Robin Larkin, Valley’s Spanish teacher, described it this way: “The day I found out we were going “live” with online learning, I think I had a small panic attack trying to wrap my mind around how to teach a foreign language online without immediate feedback to the kids like I can so easily give in the classroom when doing speaking activities, etc. As we went live Wednesday, March 18, I embarked on 14+ hour workdays trying to get lessons up a day ahead for the kids, reply to panicked emails, help kids find and submit work, and just plain figure out this new way of learning. I was overwhelmed right along with my students and missing them so dearly!”
Joe Richter echoed the frustration with missing immediate feedback and the ease of communicating face to face that is such a part of the traditional classroom. He and other teachers spoke of a hunger from both faculty and students for contact and community. As a science teacher, he also added, “Certain things just became not available. You can’t fly rockets online.”
Not all students began this experience with the same level of computer skills. Timothy Fote said that there was a huge learning curve for some, especially freshmen. However, it was noted that this also had some positive outcomes because it forced students to be better prepared for technology on the college level. Some parents also came alongside their students, teaching them some of the skills needed for their classwork.
Faculty reflections also included a positive side of this spring quarter. Peter Schimm said, “There are some things I will definitely carry over to normal times.” Students have been led to spend more time reviewing and evaluating their own performance, and this will be encouraged in the future. This has also been a reality check for students who thought they would prefer online education. They would now think twice about wanting this. “It’s too easy to fall off the grid.”
Mr. Fote noticed that “the personalities of quieter students blossomed in this environment.” He also concluded that “snapshots of each other’s homelife brought us closer together.”

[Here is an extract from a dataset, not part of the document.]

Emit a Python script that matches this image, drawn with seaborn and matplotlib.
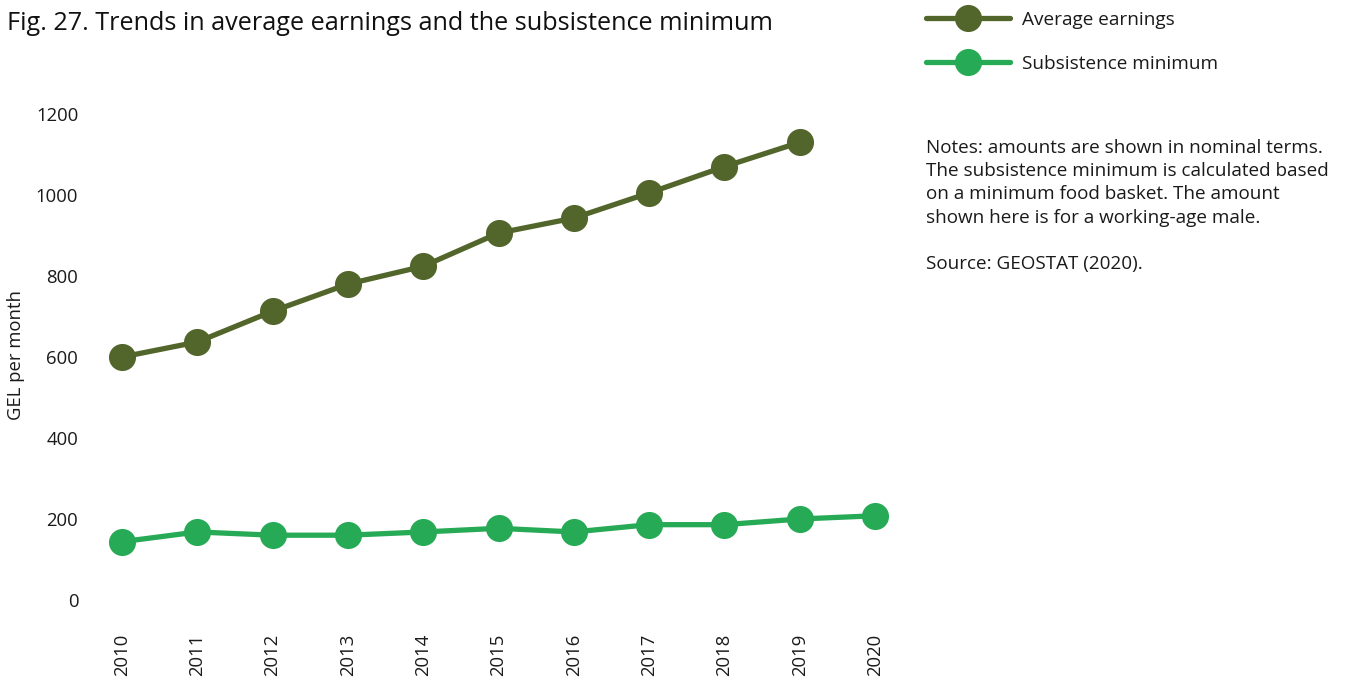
import matplotlib
matplotlib.use("Agg")
import matplotlib.pyplot as plt
import seaborn as sns
import pandas as pd

years_avg = [2010, 2011, 2012, 2013, 2014, 2015, 2016, 2017, 2018, 2019]
avg_earnings = [600, 637, 713, 780, 824, 906, 943, 1005, 1070, 1130]
years_sub = [2010, 2011, 2012, 2013, 2014, 2015, 2016, 2017, 2018, 2019, 2020]
subsistence = [144, 168, 160, 160, 168, 177, 168, 186, 186, 200, 208]
series_names = ["Average earnings", "Subsistence minimum"]
colors = ["#52652a", "#27aa55"]
yticks = [0, 200, 400, 600, 800, 1000, 1200]

df = pd.concat([
    pd.DataFrame({"year": years_avg, "value": avg_earnings, "series": series_names[0]}),
    pd.DataFrame({"year": years_sub, "value": subsistence, "series": series_names[1]}),
])

sns.set_theme(style="white")
plt.rcParams["font.family"] = ["Open Sans", "DejaVu Sans"]

W, H = 1347, 681
fig = plt.figure(figsize=(W / 100, H / 100), dpi=100)
ax_l, ax_r, ax_t, ax_b = 95, 905, 95, 618
ax = fig.add_axes([ax_l / W, 1 - ax_b / H, (ax_r - ax_l) / W, (ax_b - ax_t) / H])

sns.lineplot(data=df, x="year", y="value", hue="series", palette=colors,
             hue_order=series_names, marker="o", markersize=19.5,
             markeredgewidth=0, linewidth=3.8, ax=ax)

ppy = (875 - 122) / 10
ax.set_xlim(2010 - (122 - ax_l) / ppy, 2020 + (ax_r - 875) / ppy)
ppu = (600 - 114) / 1200
ax.set_ylim(-(ax_b - 600) / ppu, 1200 + (114 - ax_t) / ppu)

tc = "#1a1a1a"
ax.set_xticks(years_sub)
ax.set_xticklabels([str(y) for y in years_sub], rotation=90, fontsize=13.3, color=tc)
ax.set_yticks(yticks)
ax.set_yticklabels([str(v) for v in yticks], fontsize=13.3, color=tc)
ax.tick_params(axis="both", length=0)
ax.tick_params(axis="y", pad=12)
ax.tick_params(axis="x", pad=11)
ax.set_xlabel("")
ax.set_ylabel("GEL per month", fontsize=13.3, color=tc)
ax.yaxis.set_label_coords(-(ax_l - 25) / (ax_r - ax_l), (ax_b - 355) / (ax_b - ax_t))
sns.despine(ax=ax, left=True, bottom=True)

sns.move_legend(ax, "upper left", bbox_to_anchor=(909 / W, 1 + 6 / H),
                bbox_transform=fig.transFigure, frameon=False, title=None,
                fontsize=13.7, handlelength=4.4, handletextpad=0.62,
                labelspacing=1.35, labelcolor=tc)

fig.text(7 / W, 1 - 24 / H, "Fig. 27. Trends in average earnings and the subsistence minimum",
         fontsize=18.2, va="center", ha="left", color="#111111")

notes = ("Notes: amounts are shown in nominal terms.\n"
         "The subsistence minimum is calculated based\n"
         "on a minimum food basket. The amount\n"
         "shown here is for a working-age male.\n"
         "\n"
         "Source: GEOSTAT (2020).")
fig.text(926 / W, 1 - 139 / H, notes, fontsize=13.6, va="top", ha="left",
         color=tc, linespacing=1.37)

fig.savefig("out.png", dpi=100)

“This experience revealed many kids eager to learn – more than I thought there would be,” was Mr. Richter’s input. He added that many practiced time management and discovered that with extra effort they could learn this way.
Mrs. Larkin summarizes her reflection this way: “I wouldn’t say I feel like a pro now, but I can definitely say I’ve learned a lot by my mistakes that I can take with me if we need to do this again, and I’ve learned a lot by my successes with approaches I’ve tried.”
What will “normal school” look like in the fall? At this point that would be only speculation. But maybe the word “challenging” won’t need to be spelled with all capital letters.